“They are a tough opponent, obviously, and it’s only going to be tougher from this point,” Hawks guard Bogdan Bogdanovic said.
Embiid dominated games 1 and 2. He had a so-so performance in Game 3, and the Sixers still blew out the Hawks. Young was just OK by his standards in games 2 and 3. The Hawks lost both by a 16-point margin.
Young scored 25 points in the first half of Game 1. He’s scored 59 points in the five halves since then, including 10 during garbage time Friday. Young’s scoring decline correlates with Ben Simmons becoming his primary defender.
Simmons is built like a center (6-foot-11) and moves like a point guard. Young (6-1) can’t shoot deep 3-pointers over Simmons. When he manages to drive by Simmons, Young still must worry about him getting a hand on floaters from behind. The Sixers also send Matisse Thybulle (6-5) and George Hill (6-4) at Young.
The Sixers are big all over. Embiid is so strong that not even superb Hawks defender Clint Capela can handle him one-on-one. Simmons can bully his way to the basket. Tobias Harris is strong with the ball through contact. Reserve Dwight Howard is 35 years old but still is strong around the basket.
“They did a good job of pounding us and taking advantage of their size,” Hawks interim coach Nate McMillan said.
It’s not just that the Sixers are big. Their big guys are skilled, too. Embiid, Simmons and Harris all can work to get their shots. They all can pass to teammates who flash open when the defense reacts. The Hawks must scramble to account for all those options. They haven’t made the Sixers do the same since Game 1.
The Hawks are constructed so that opponents pay for keying on Young, one of the NBA’s premier playmakers. If he’s not scoring, he’s setting up teammates for easy shots. The Knicks couldn’t prevent Young from controlling the game even when he wasn’t scoring. The Sixers took control of the series once they figured out how to do it.
Simmons and the Sixers have smothered Young on pick-and-rolls. They’ve shut down his driving and passing lanes. The Hawks want to share the ball, but Sixers defenders are everywhere. All that size is giving the Hawks problems.
Said Young: “When you have guys with long arms and tall guys make it more difficult. But it’s not anything we can’t handle and correct and adjust to going into Game 4.”
What’s the best way for the Hawks to counter Philadelphia’s size?
“I don’t know yet,” Young said. “We’ve got to figure it out.”
76ers 127, Hawks 111 (box score)
McMillan offered a glimpse of one option once the Hawks were hopelessly behind in Game 3. He deployed a big lineup with Capela, John Collins and Danilo Gallinari. The problem with that strategy is that Philadelphia’s big lineup is better.

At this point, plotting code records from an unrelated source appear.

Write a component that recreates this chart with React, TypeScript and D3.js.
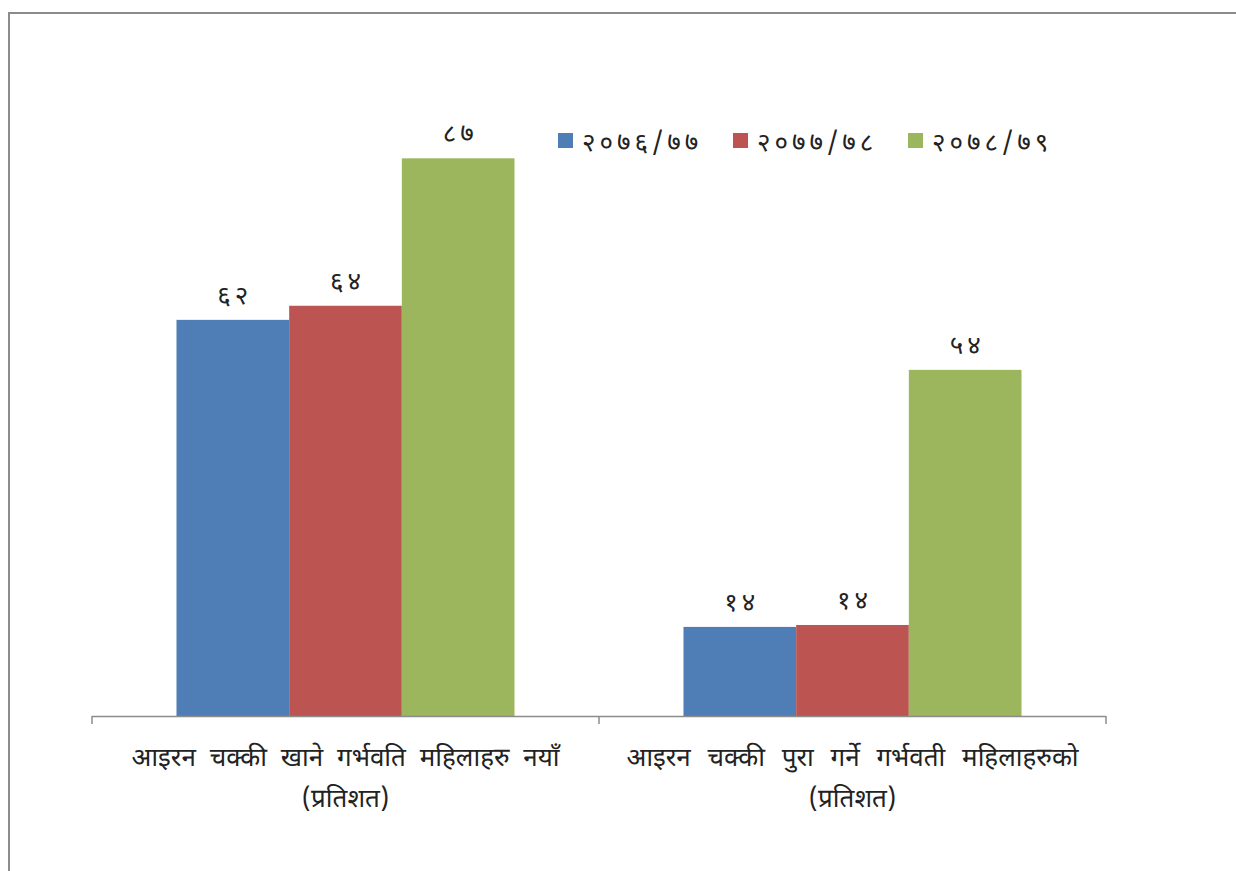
import React from "react";
import * as d3 from "d3";

const categories = [
  ["आइरन चक्की खाने गर्भवति महिलाहरु नयाँ", "(प्रतिशत)"],
  ["आइरन चक्की पुरा गर्ने गर्भवती महिलाहरुको", "(प्रतिशत)"],
];
const seriesNames = ["२०७६/७७", "२०७७/७८", "२०७८/७९"];
const series1 = [61.8, 13.9];
const series2 = [64, 14.2];
const series3 = [87, 54];
const colors = ["#4f7db5", "#bc5452", "#9bb65d"];

const toDev = (n: number) =>
  String(Math.round(n)).replace(/[0-9]/g, (d) => "०१२३४५६७८९"[+d]);

const FONT = "'Noto Sans Devanagari', 'Lohit Devanagari', 'Noto Sans', 'DejaVu Sans', sans-serif";

export default function App() {
  const W = 1236, H = 871;
  const data = [series1, series2, series3];
  const x0 = d3.scaleBand<number>().domain([0, 1]).range([92, 1106]).paddingInner(1 / 3).paddingOuter(1 / 6);
  const x1 = d3.scaleBand<number>().domain([0, 1, 2]).range([0, x0.bandwidth()]);
  const y = d3.scaleLinear().domain([0, 100]).range([716, 75]);
  const groupEdges = [92, 599, 1106];
  const legendX = [558, 733, 908];
  return (
    <svg width={W} height={H} style={{ position: "absolute", left: 0, top: 0 }} fontFamily={FONT}>
      <rect x={0} y={0} width={W} height={H} fill="#fff" />
      <rect x={9} y={13} width={1260} height={900} fill="none" stroke="#8c8c8c" strokeWidth={2} />
      {data.map((s, si) =>
        s.map((v, ci) => {
          const bx = (x0(ci) as number) + (x1(si) as number);
          return (
            <g key={`${si}-${ci}`}>
              <rect x={bx} y={y(v)} width={x1.bandwidth()} height={y(0) - y(v)} fill={colors[si]} />
              <text x={bx + x1.bandwidth() / 2 + 2} y={y(v) - 16} textAnchor="middle" fontSize={26} letterSpacing={4} fill="#222">
                {toDev(v)}
              </text>
            </g>
          );
        })
      )}
      <line x1={92} x2={1106} y1={716.5} y2={716.5} stroke="#8c8c8c" strokeWidth={1.5} />
      {groupEdges.map((gx) => (
        <line key={gx} x1={gx} x2={gx} y1={716} y2={724} stroke="#8c8c8c" strokeWidth={1.5} />
      ))}
      {categories.map((lines, ci) => {
        const cx = (groupEdges[ci] + groupEdges[ci + 1]) / 2;
        return (
          <text key={ci} x={cx} textAnchor="middle" fontSize={26} wordSpacing={ci === 0 ? 7 : 10} fill="#222">
            {lines.map((l, li) => (
              <tspan key={li} x={cx} y={766 + li * 41}>{l}</tspan>
            ))}
          </text>
        );
      })}
      {seriesNames.map((n, i) => (
        <g key={n}>
          <rect x={legendX[i]} y={133} width={15} height={15} fill={colors[i]} />
          <text x={legendX[i] + 24} y={151} fontSize={26} letterSpacing={4} fill="#222">{n}</text>
        </g>
      ))}
    </svg>
  );
}
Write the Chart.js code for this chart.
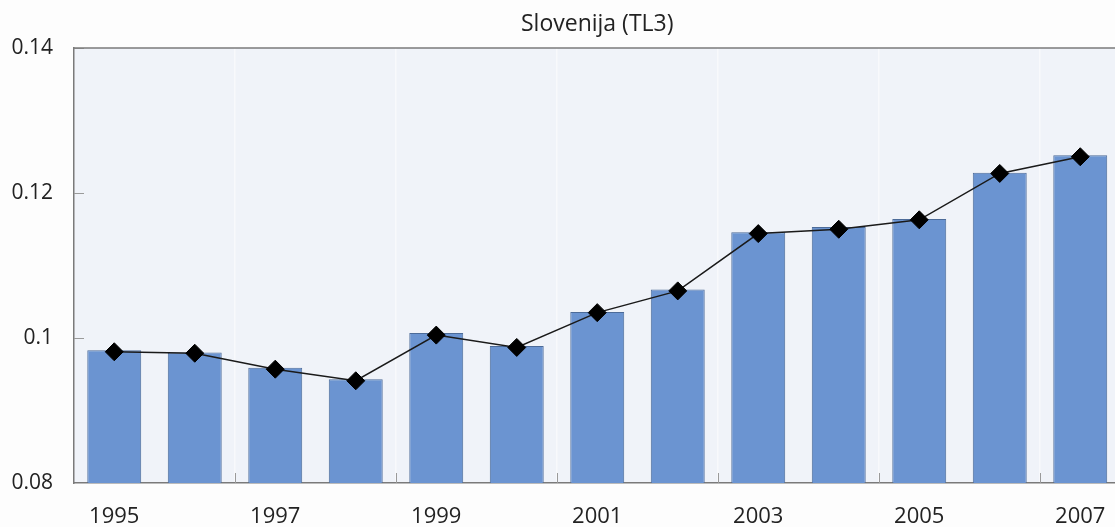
<!DOCTYPE html>
<html>
<head>
<meta charset="utf-8">
<script src="https://cdn.jsdelivr.net/npm/chart.js@4/dist/chart.umd.min.js"></script>
<style>
html,body{margin:0;padding:0;background:#fdfdfd;overflow:hidden;}
#wrap{width:1194px;height:527px;position:relative;}
</style>
</head>
<body>
<div id="wrap"><canvas id="c"></canvas></div>
<script>
const categories = ['1995','1996','1997','1998','1999','2000','2001','2002','2003','2004','2005','2006','2007'];
const barValues = [0.0983,0.0980,0.0959,0.0943,0.1007,0.0989,0.1036,0.1067,0.1146,0.1153,0.1164,0.1228,0.1252];
const lineValues = [0.0981,0.0979,0.0957,0.0941,0.1004,0.0987,0.1035,0.1065,0.1144,0.1150,0.1163,0.1227,0.1250];
const yTicks = [0.08,0.10,0.12,0.14];
const yTickLabels = ['0.08','0.1','0.12','0.14'];
const titleText = 'Slovenija (TL3)';

const FONT = "'Open Sans', 'DejaVu Sans', sans-serif";

const bgPlugin = {
  id: 'bgPlugin',
  beforeDraw(chart) {
    const {ctx, chartArea: a} = chart;
    ctx.save();
    ctx.fillStyle = '#f0f3f9';
    ctx.fillRect(a.left, a.top, a.right - a.left, a.bottom - a.top);
    ctx.restore();
  },
  beforeDatasetsDraw(chart) {
    const {ctx, chartArea: a, scales} = chart;
    ctx.save();
    ctx.strokeStyle = '#9a9a9a';
    ctx.lineWidth = 1;
    yTicks.forEach((v, i) => {
      if (i === 0) return;
      const y = Math.round(scales.y.getPixelForValue(v)) + 0.5;
      ctx.beginPath();
      ctx.moveTo(a.left, y);
      ctx.lineTo(a.left + 10, y);
      ctx.stroke();
    });
    const xs = scales.x;
    for (let i = 2; i < categories.length; i += 2) {
      const x = Math.round((xs.getPixelForValue(i - 1) + xs.getPixelForValue(i)) / 2) + 0.5;
      ctx.beginPath();
      ctx.moveTo(x, a.bottom);
      ctx.lineTo(x, a.bottom - 10);
      ctx.stroke();
    }
    ctx.strokeStyle = '#7a7a7a';
    ctx.lineWidth = 1.5;
    ctx.beginPath();
    ctx.moveTo(a.left, a.top);
    ctx.lineTo(a.right, a.top);
    ctx.stroke();
    ctx.restore();
  },
  afterDraw(chart) {
    const {ctx, chartArea: a} = chart;
    ctx.save();
    ctx.fillStyle = '#222';
    ctx.font = "normal 23px " + FONT;
    ctx.textAlign = 'center';
    ctx.textBaseline = 'middle';
    ctx.fillText(titleText, (a.left + a.right) / 2, 24);
    ctx.restore();
  }
};

new Chart(document.getElementById('c'), {
  data: {
    labels: categories,
    datasets: [
      {
        type: 'line',
        data: lineValues,
        borderColor: '#1a1a1a',
        borderWidth: 1.5,
        pointStyle: 'rectRot',
        pointRadius: 9,
        pointBackgroundColor: '#000',
        pointBorderColor: '#000',
        pointBorderWidth: 1,
        tension: 0,
        order: 0
      },
      {
        type: 'bar',
        data: barValues,
        backgroundColor: '#6b94d1',
        borderColor: '#4c6b99',
        borderWidth: 1,
        categoryPercentage: 1,
        barPercentage: 0.67,
        order: 1
      }
    ]
  },
  options: {
    responsive: true,
    maintainAspectRatio: false,
    animation: false,
    layout: {padding: {left: 0, right: 73.5, top: 48, bottom: 0}},
    plugins: {
      legend: {display: false},
      tooltip: {enabled: false},
      title: {display: false}
    },
    scales: {
      x: {
        type: 'category',
        offset: true,
        grid: {
          offset: true,
          drawTicks: false,
          color: (c) => (c.index % 2 === 0 && c.index > 0) ? '#f8f9fc' : 'rgba(0,0,0,0)',
          lineWidth: 1.5
        },
        border: {display: true, color: '#7a7a7a', width: 1.5},
        ticks: {
          autoSkip: false,
          maxRotation: 0,
          padding: 21,
          color: '#222',
          font: {family: FONT, size: 22},
          callback: (v, i) => i % 2 === 0 ? categories[i] : ''
        },
        afterFit: (s) => { s.height = 44; }
      },
      y: {
        min: 0.08,
        max: 0.14,
        afterBuildTicks: (s) => { s.ticks = yTicks.map(v => ({value: v})); },
        grid: {drawOnChartArea: false, drawTicks: false},
        border: {display: true, color: '#7a7a7a', width: 1.5},
        ticks: {
          padding: 21,
          color: '#222',
          font: {family: FONT, size: 21},
          callback: (v) => { const i = yTicks.findIndex(t => Math.abs(t - v) < 1e-9); return i >= 0 ? yTickLabels[i] : ''; }
        },
        afterFit: (s) => { s.width = 74; }
      }
    }
  },
  plugins: [bgPlugin]
});
</script>
</body>
</html>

The Hawks could try going small and spreading out the Sixers. That’s risky if it means fewer minutes for Capela, their best rim protector. Then again, Capela has had to stray away from the basket to guard Embiid. And Capela hasn’t scored enough to offset his reduced defensive impact (29 points total in the series).
Anyway, the Hawks haven’t shot well enough to make a small lineup work. They made 13 of 23 3-point shots in the first half of Game 1. They are 24-of-77 on 3′s since. The Sixers don’t have to help as much off shooters when Simmons is keeping Young out of the paint. And did I mention they’ve got big guys everywhere?
There may be no adjustment the Hawks can make to win this series. McMillan would have more options if De’Andre Hunter (knee) were available. Hunter is a big, physical wing player who would help with mismatches at both ends. With Hunter out and Simmons chasing Young, the Hawks haven’t been able to keep up with the Sixers.
In the first half of Game 3, the Hawks controlled Embiid better than they had all series. They still trailed 61-56 at the break. Then Embiid and Simmons combined for 22 points in the third quarter. The Hawks were down 95-75 going into the fourth and their deficit never dipped below 14 points from there.
In games 1 and 2, Embiid schooled the Hawks with an array of deft moves from the high post. In Game 3, he seemed more concerned with hunting for fouls. He got a few calls on flops while scoring 12 of his 27 points on free throws. The Hawks complained about it, and they had a point, but their unfavorable whistles weren’t their problem.
Harris hurt the Hawks nearly as much as Embiid. He went past Gallinari, who is big enough to guard him but slow of foot. Harris scored over Solomon Hill, who is quicker than Gallinari but not as long. Harris is another difficult Sixers matchup.
And Sixers reserves flipped the script for Game 3. The Sixers looked on their way to a rout in Game 2 until their bench players checked in. The Hawks’ bench outscored them 32-0 in the first half of Game 2. In Game 3, Sixers reserves had a 30-8 edge on their Hawks counterparts in the first half and 50-30 for the game.
The Sixers are deeper than the Hawks. They are bigger. They are better. The Hawks will try to figure out how to win this series, anyway.